Fast Company is a magazine that tends to perpetuate a bold, modern look, and their typefaces help them to accomplish this. Fast Company’s design team actually designed their own typefaces to use in the print publication, back in September 2011. These 3 fonts are called Kaiser, Zirou Sans, an Zirou Slab, and can be seen all throughout their magazine in different fonts.
Generally speaking, they tend to use Kaiser fonts for their headlines and display copy, while Zirou Sans and Slab tend to be seen within the body copy of the print publication. Most of the display copy is bold, whereas they stick to regular font typeface in the body copy, using bold to offset text sometimes, like in Q&A format.
A bold, chunky font (of the Kaiser typeface) is used for headlines, but is manipulated differently depending on the design of the piece, or whether it is a feature or a recurring column.
The magazine is designed in a particularly eye-catching way, and I think the boldness of the headlines is a factor in its success. The typefaces, specifically those used in display copy and the headlines, scream “look at me!” But there’s also a sense of maturity to it, because it looks very intentional. Fast Company is a modern-day business magazine, so of course they want to be taken seriously and professionally. A less intentional design would not perpetuate the professionalism that the magazine desires.
The headlines that appear in Fast Company are usually punchy, quick ones of 5 words or fewer. They usually are straight to the point of the article, although a bit of wordplay is used (i.e. “Fear and Loathing of Silicon Valley”). Because of the nature of these punchy headlines, most of the stories have deks that go a little bit more in-depth with what the story’s about.
Pull quotes are used, most often in feature stories. Sometimes they are quotes, attributed to the speaker. Other times they are simply portions of the body copy enlarged, or teasers that subliminally reference the story in the copy.

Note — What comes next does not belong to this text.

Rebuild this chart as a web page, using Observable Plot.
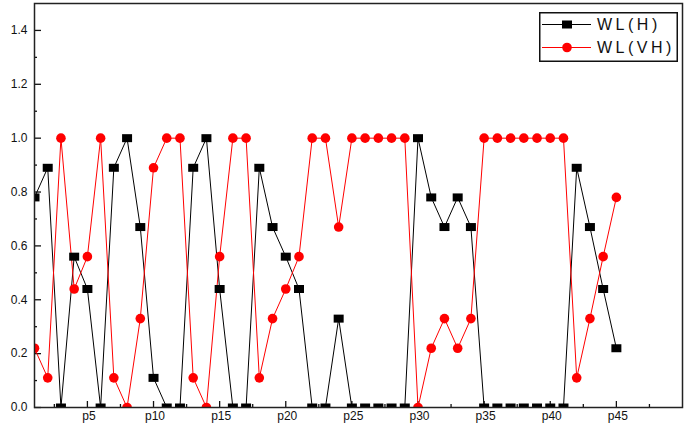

The captions usually differ from what’s in the body copy, or emphasize what’s already been said in the article. Labels are handled differently depending on the context. For instance, in the November 2014 issue of Fast Company, one of the stories in the well featured a variety of successful people, so the labels included an arrow pointing at their photograph, with a brief description of the person and a quote from him or her.
Bylines and credit lines are listed with the writer on top and the photographer or illustrator listed below.
One notable aspect of the language used in Fast Company is that it often targets the reader specifically. For instance, a few heads in the November issue were “Your Smartphone’s Getting Smarter” and “Find Your Mission.” I’m not sure if this is purely coincidental, but it piqued my interest because it seems unusual. Fast Company is a magazine that’s meant to target and inspire young innovators and businesspeople, so perhaps this was a language choice made with that in mind.